The streaks on Mars may have been formed by the flow of salty liquid water

Frozen water on the Mars | Shutterstock

The dark narrow streaks on Martian surface, discovered by NASA’s Mars Reconnaissance Orbiter, may have been formed by the flow of salty liquid water. 

Norbert Schorghofer, a senior scientist at Planetary Science Institute, United States, explains that the dark streaks— called recurring slope lineae (RSL)—which appear seasonably are caused by briny water flowing for a few days annually. Seasonal flows on warm Martian slopes occur during the warmest months.

"The presence of liquid water on Mars' present-day surface therefore points to environment[s] that are more habitable than previously thought," study lead author Lujendra Ojha, of the Georgia Institute of Technology in Atlanta, told Space.com via email.

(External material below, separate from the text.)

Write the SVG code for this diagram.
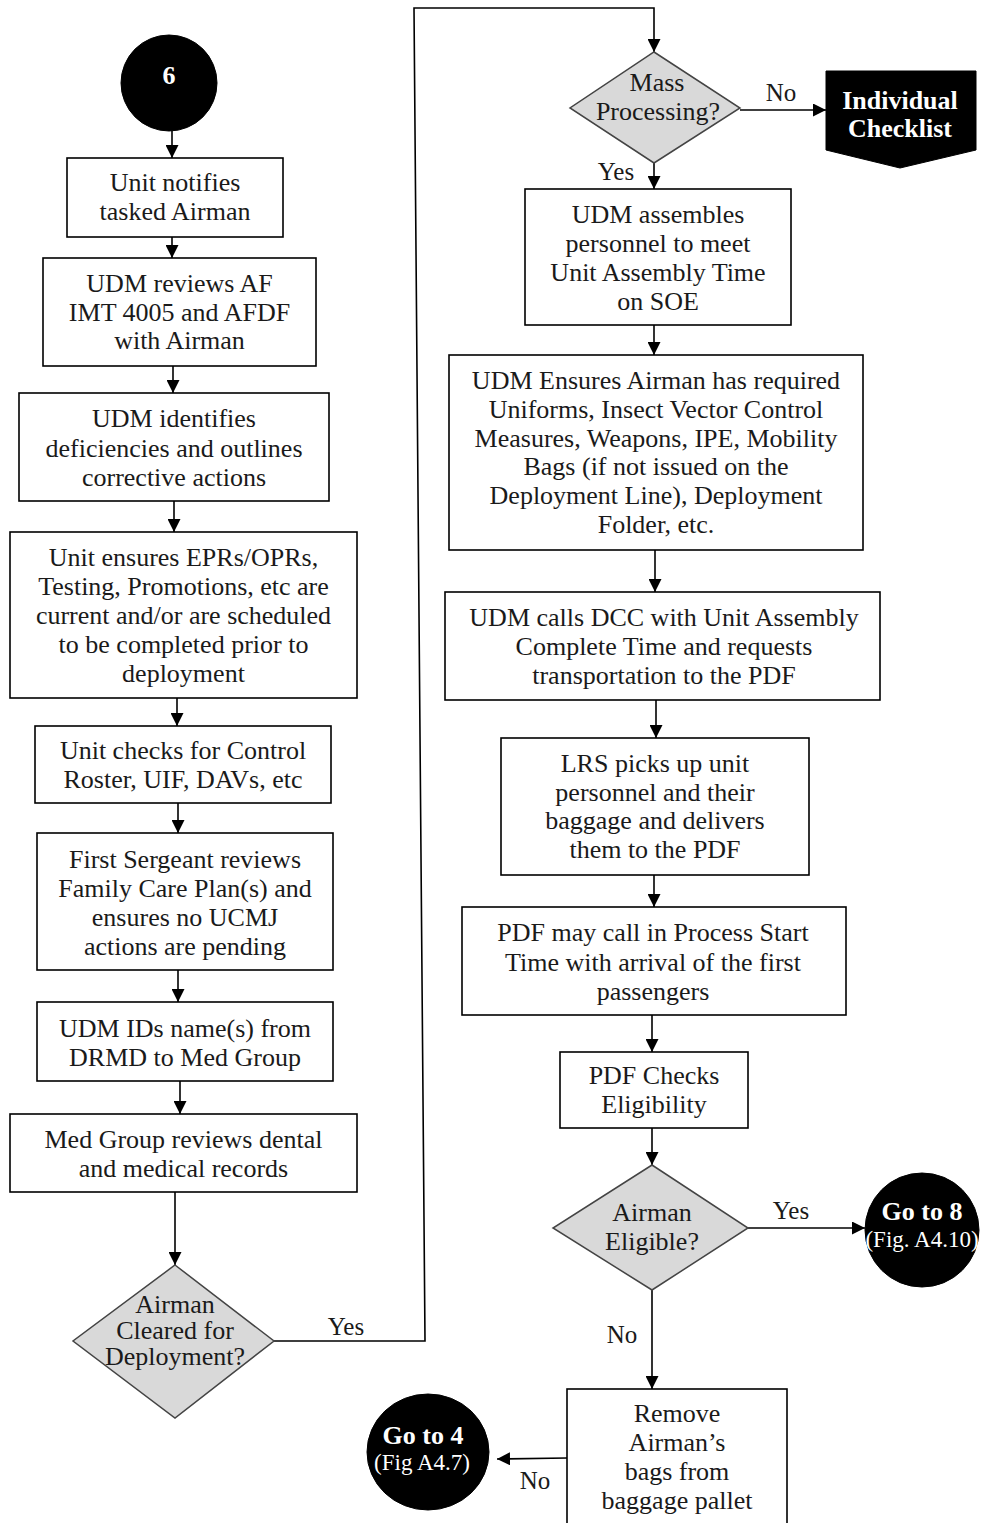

The team noted that liquid water is difficult to come by on the Red Planet, because ice rapidly dissipates into the atmosphere long before it reaches its melting point.

This is because the atmospheric pressure on Mars lies near the triple point pressure of water molecules (H2O), the minimum pressure necessary for liquid water to exist, they said.

"Mars has plenty of cold ice-rich regions and plenty of warm ice-free regions, but icy regions where the temperature rises above the melting point are a sweet spot that is nearly impossible to find," said 

"That sweet spot is where liquid water would form," Schorghofer said.

In the study, published in The Astrophysical Journal, the researchers explained that a boulder sitting on the surface of Mars at mid-latitudes casts a shadow in winter.

The continually shadowed area behind the boulder is very cold, so cold that water ice accumulates in winter, they said.

When the Sun rises again in spring, the ice suddenly heats up.

In detailed model calculations, the researchers noted that the temperature rises from minus 128 degrees Celsius in the morning to minus 10 degrees Celsius at noon, a huge change over a quarter of a day.

Over such a short time, not all of the frost is lost to the atmosphere, according to the researchers.

Salt depresses the melting point of H2O, so on salt-rich ground, water ice will melt at minus 10 degrees Celsius, according to the researchers.

Brines, or salty water, will form until all of the ice has either turned to liquid or vapour, they said.

Next Mars year, the same process repeats, the researchers noted.

The shadowed areas behind the boulders are so cold in winter that not only water frost but also carbon dioxide ice builds up, they said.